╭─ Data section

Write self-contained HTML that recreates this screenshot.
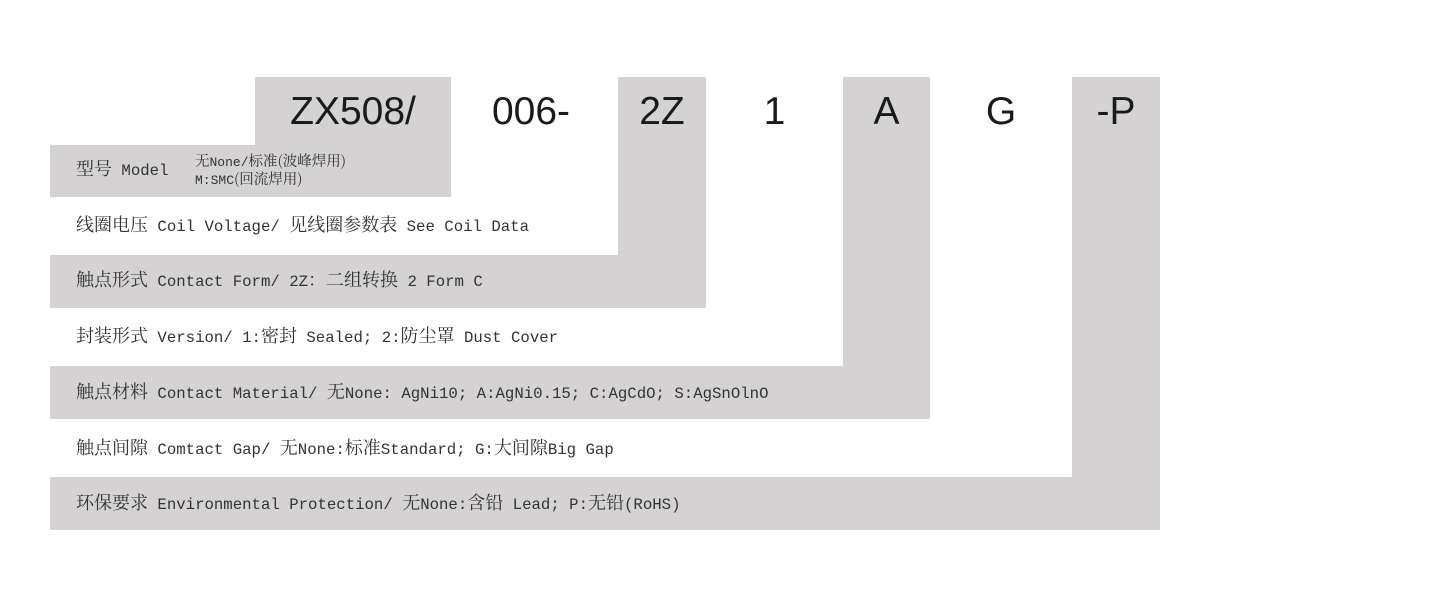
<!DOCTYPE html>
<html><head><meta charset="utf-8"><style>
body{margin:0;width:1440px;height:600px;background:#fff;position:relative;overflow:hidden}
.g{position:absolute;background:#d4d2d3}
.h{position:absolute;top:90px;height:50px;line-height:50px;font:39px "Liberation Sans",sans-serif;color:#1a1a1a;text-align:center}
.t{position:absolute;left:76px;font:15.7px "Liberation Mono","Noto Serif CJK SC",monospace;color:#333;white-space:nowrap;line-height:20px}
.t i{font-style:normal;font-size:18px;font-family:"Noto Serif CJK SC",serif}
.s{position:absolute;left:195px;font:13px "Liberation Mono","Noto Serif CJK SC",monospace;color:#333;white-space:nowrap;line-height:16px}
.s i{font-style:normal;font-size:14.5px;font-family:"Noto Serif CJK SC",serif}
</style></head><body>
<div class="g" style="left:255px;top:77px;width:196px;height:120px"></div>
<div class="g" style="left:50px;top:145px;width:401px;height:52px"></div>
<div class="g" style="left:618px;top:77px;width:88px;height:231px"></div>
<div class="g" style="left:50px;top:255px;width:656px;height:53px"></div>
<div class="g" style="left:843px;top:77px;width:87px;height:342px"></div>
<div class="g" style="left:50px;top:366px;width:880px;height:53px"></div>
<div class="g" style="left:1072px;top:77px;width:88px;height:453px"></div>
<div class="g" style="left:50px;top:477px;width:1110px;height:53px"></div>

<div class="h" style="left:255px;width:196px">ZX508/</div>
<div class="h" style="left:451px;width:160px">006-</div>
<div class="h" style="left:618px;width:88px">2Z</div>
<div class="h" style="left:706px;width:137px">1</div>
<div class="h" style="left:843px;width:87px">A</div>
<div class="h" style="left:930px;width:142px">G</div>
<div class="h" style="left:1072px;width:88px">-P</div>

<div class="t" style="top:158px"><i>型号</i> Model</div>
<div class="s" style="top:153px"><i>无</i>None/<i>标准(波峰焊用)</i></div>
<div class="s" style="top:171px">M:SMC<i>(回流焊用)</i></div>
<div class="t" style="top:214px"><i>线圈电压</i> Coil Voltage/ <i>见线圈参数表</i> See Coil Data</div>
<div class="t" style="top:269px"><i>触点形式</i> Contact Form/ 2Z<i>：二组转换</i> 2 Form C</div>
<div class="t" style="top:325px"><i>封装形式</i> Version/ 1:<i>密封</i> Sealed; 2:<i>防尘罩</i> Dust Cover</div>
<div class="t" style="top:381px"><i>触点材料</i> Contact Material/ <i>无</i>None: AgNi10; A:AgNi0.15; C:AgCdO; S:AgSnOlnO</div>
<div class="t" style="top:437px"><i>触点间隙</i> Comtact Gap/ <i>无</i>None:<i>标准</i>Standard; G:<i>大间隙</i>Big Gap</div>
<div class="t" style="top:492px"><i>环保要求</i> Environmental Protection/ <i>无</i>None:<i>含铅</i> Lead; P:<i>无铅</i>(RoHS)</div>
</body></html>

╰─

Directions for this task - Make an exact copy of the data, leaving its pictures out.

Finished exercise -
Write self-contained HTML that recreates this screenshot.
<!DOCTYPE html>
<html><head><meta charset="utf-8"><style>
body{margin:0;width:1440px;height:600px;background:#fff;position:relative;overflow:hidden}
.g{position:absolute;background:#d4d2d3}
.h{position:absolute;top:90px;height:50px;line-height:50px;font:39px "Liberation Sans",sans-serif;color:#1a1a1a;text-align:center}
.t{position:absolute;left:76px;font:15.7px "Liberation Mono","Noto Serif CJK SC",monospace;color:#333;white-space:nowrap;line-height:20px}
.t i{font-style:normal;font-size:18px;font-family:"Noto Serif CJK SC",serif}
.s{position:absolute;left:195px;font:13px "Liberation Mono","Noto Serif CJK SC",monospace;color:#333;white-space:nowrap;line-height:16px}
.s i{font-style:normal;font-size:14.5px;font-family:"Noto Serif CJK SC",serif}
</style></head><body>
<div class="g" style="left:255px;top:77px;width:196px;height:120px"></div>
<div class="g" style="left:50px;top:145px;width:401px;height:52px"></div>
<div class="g" style="left:618px;top:77px;width:88px;height:231px"></div>
<div class="g" style="left:50px;top:255px;width:656px;height:53px"></div>
<div class="g" style="left:843px;top:77px;width:87px;height:342px"></div>
<div class="g" style="left:50px;top:366px;width:880px;height:53px"></div>
<div class="g" style="left:1072px;top:77px;width:88px;height:453px"></div>
<div class="g" style="left:50px;top:477px;width:1110px;height:53px"></div>

<div class="h" style="left:255px;width:196px">ZX508/</div>
<div class="h" style="left:451px;width:160px">006-</div>
<div class="h" style="left:618px;width:88px">2Z</div>
<div class="h" style="left:706px;width:137px">1</div>
<div class="h" style="left:843px;width:87px">A</div>
<div class="h" style="left:930px;width:142px">G</div>
<div class="h" style="left:1072px;width:88px">-P</div>

<div class="t" style="top:158px"><i>型号</i> Model</div>
<div class="s" style="top:153px"><i>无</i>None/<i>标准(波峰焊用)</i></div>
<div class="s" style="top:171px">M:SMC<i>(回流焊用)</i></div>
<div class="t" style="top:214px"><i>线圈电压</i> Coil Voltage/ <i>见线圈参数表</i> See Coil Data</div>
<div class="t" style="top:269px"><i>触点形式</i> Contact Form/ 2Z<i>：二组转换</i> 2 Form C</div>
<div class="t" style="top:325px"><i>封装形式</i> Version/ 1:<i>密封</i> Sealed; 2:<i>防尘罩</i> Dust Cover</div>
<div class="t" style="top:381px"><i>触点材料</i> Contact Material/ <i>无</i>None: AgNi10; A:AgNi0.15; C:AgCdO; S:AgSnOlnO</div>
<div class="t" style="top:437px"><i>触点间隙</i> Comtact Gap/ <i>无</i>None:<i>标准</i>Standard; G:<i>大间隙</i>Big Gap</div>
<div class="t" style="top:492px"><i>环保要求</i> Environmental Protection/ <i>无</i>None:<i>含铅</i> Lead; P:<i>无铅</i>(RoHS)</div>
</body></html>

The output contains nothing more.